A estrutura do poema se constrói em forma de confissão entrecortada, quase dramática. O eu lírico começa reconhecendo o limite do próprio coração, incapaz de conter as dores do mundo. Esse gesto inicial rompe com a metáfora romântica que equiparava o coração ao universo e denuncia a exaustão afetiva do sujeito contemporâneo. A linguagem que outrora servia à poesia e ao encantamento agora se mostra inoperante diante da solidão de indivíduo. Drummond registra o colapso da escuta, a impossibilidade de comunicação genuína. O poeta já não ouve “voz de gente”, só ecos de um mundo em ruínas.
A melancolia do poema não é fruto do niilismo, mas de uma lucidez crítica. O mundo, com suas dores diversas e simultâneas, pesa sobre o peito como uma avalanche sem nome. A metáfora da água escorrendo pelos vidros sem anunciar nada funciona como imagem perfeita do tempo moderno: lento, líquido, alheio ao grito humano. Não há mais revelações, apenas a espera muda por um renascimento incerto. As ilhas, espaço simbólico recorrente no poema, não salvam nem abrigam. Algumas engolem o homem, outras o devolvem à realidade com a experiência da travessia.

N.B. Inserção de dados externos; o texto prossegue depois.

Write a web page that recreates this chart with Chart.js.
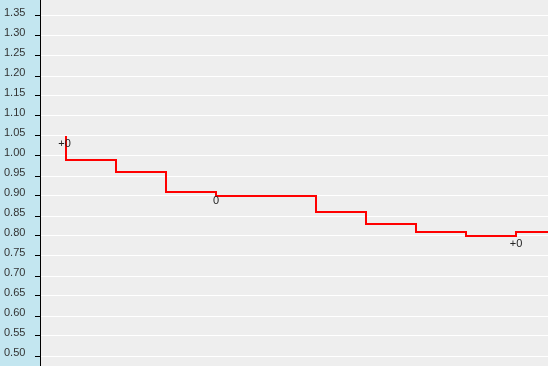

Ao final, no movimento mais intenso do poema, o coração, antes pequeno e impotente, se agiganta e explode. Não se trata de uma destruição terminal, mas de uma explosão que funda. Entre o amor e o fogo, dois elementos antagônicos e essenciais, o coração cresce e se projeta numa construção coletiva e futura. Drummond transforma o fracasso em matéria de renascimento. A vida futura, que não virá pronta, precisa ser criada. É a palavra do poeta, reconhecidamente frágil e humana, que assume essa tarefa.

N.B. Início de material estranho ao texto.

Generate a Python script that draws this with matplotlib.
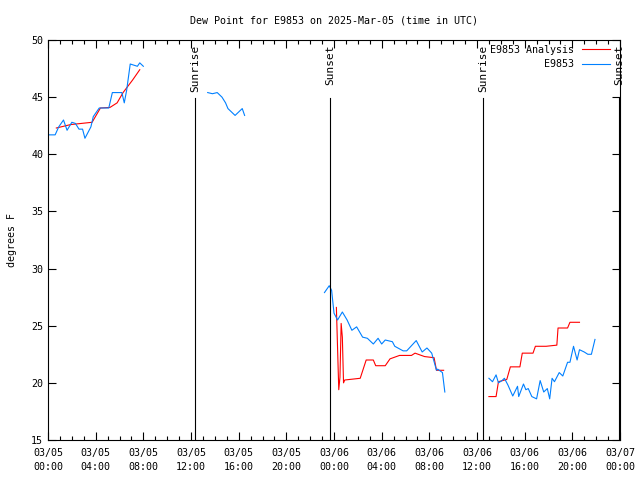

Mundo Grande é um poema de transição e ruptura. Nele, Drummond humaniza a impotência, estetiza o colapso, e, acima de tudo, responsabiliza o sujeito pela reinvenção do mundo. Sua linguagem seca, permeada de pausas, silêncios e imagens fragmentárias, revela um lirismo dilacerado, mas ativo. Não se trata de consolo nem de redenção fácil. Trata-se de dizer que, mesmo pequenos, mesmo solitários, somos capazes de criar. Porque a vida futura, como ele anuncia, não é promessa. É tarefa.